(DO THIS): Only lines with the string "matplotlib" matter here; gather them from the material below.

(STORED DATA):
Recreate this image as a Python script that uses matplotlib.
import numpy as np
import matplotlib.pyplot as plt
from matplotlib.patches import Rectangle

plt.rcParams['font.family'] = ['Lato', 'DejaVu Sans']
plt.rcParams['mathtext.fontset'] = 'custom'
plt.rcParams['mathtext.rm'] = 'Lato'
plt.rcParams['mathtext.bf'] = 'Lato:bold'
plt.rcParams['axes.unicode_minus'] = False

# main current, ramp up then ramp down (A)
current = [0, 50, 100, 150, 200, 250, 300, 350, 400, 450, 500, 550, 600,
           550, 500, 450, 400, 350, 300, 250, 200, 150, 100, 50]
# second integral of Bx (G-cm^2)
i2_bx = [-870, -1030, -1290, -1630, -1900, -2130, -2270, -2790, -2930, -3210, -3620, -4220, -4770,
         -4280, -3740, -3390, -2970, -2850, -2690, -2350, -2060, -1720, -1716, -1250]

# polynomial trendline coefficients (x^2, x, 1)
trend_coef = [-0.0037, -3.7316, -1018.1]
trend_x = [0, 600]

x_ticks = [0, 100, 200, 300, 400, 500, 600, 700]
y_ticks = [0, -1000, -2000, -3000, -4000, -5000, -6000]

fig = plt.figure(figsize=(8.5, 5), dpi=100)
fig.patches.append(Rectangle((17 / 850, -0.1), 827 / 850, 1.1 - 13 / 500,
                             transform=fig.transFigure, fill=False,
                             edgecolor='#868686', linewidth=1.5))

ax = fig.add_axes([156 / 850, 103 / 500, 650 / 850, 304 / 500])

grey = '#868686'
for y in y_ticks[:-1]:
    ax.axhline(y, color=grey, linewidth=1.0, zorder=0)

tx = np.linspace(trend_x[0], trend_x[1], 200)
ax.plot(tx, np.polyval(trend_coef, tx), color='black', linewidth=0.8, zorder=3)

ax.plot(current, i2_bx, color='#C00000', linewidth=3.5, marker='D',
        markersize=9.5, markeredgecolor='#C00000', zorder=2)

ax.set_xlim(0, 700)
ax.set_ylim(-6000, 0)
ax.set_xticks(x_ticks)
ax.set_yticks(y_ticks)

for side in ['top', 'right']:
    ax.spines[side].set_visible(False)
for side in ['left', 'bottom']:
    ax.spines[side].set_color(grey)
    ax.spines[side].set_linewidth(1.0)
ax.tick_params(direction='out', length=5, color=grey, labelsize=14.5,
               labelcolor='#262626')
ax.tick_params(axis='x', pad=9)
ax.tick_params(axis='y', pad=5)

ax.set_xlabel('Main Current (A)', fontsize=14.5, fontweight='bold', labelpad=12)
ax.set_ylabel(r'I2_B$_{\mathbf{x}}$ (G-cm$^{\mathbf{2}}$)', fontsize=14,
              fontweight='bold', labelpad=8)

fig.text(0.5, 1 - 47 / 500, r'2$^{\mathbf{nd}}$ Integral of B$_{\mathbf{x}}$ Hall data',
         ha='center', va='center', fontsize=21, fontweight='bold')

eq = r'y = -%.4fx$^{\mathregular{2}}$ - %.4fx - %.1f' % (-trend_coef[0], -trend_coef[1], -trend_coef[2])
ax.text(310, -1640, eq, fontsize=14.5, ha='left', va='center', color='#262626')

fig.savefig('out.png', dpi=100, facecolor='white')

(TASK RESULT):
Recreate this image as a Python script that uses matplotlib.
import matplotlib.pyplot as plt
from matplotlib.patches import Rectangle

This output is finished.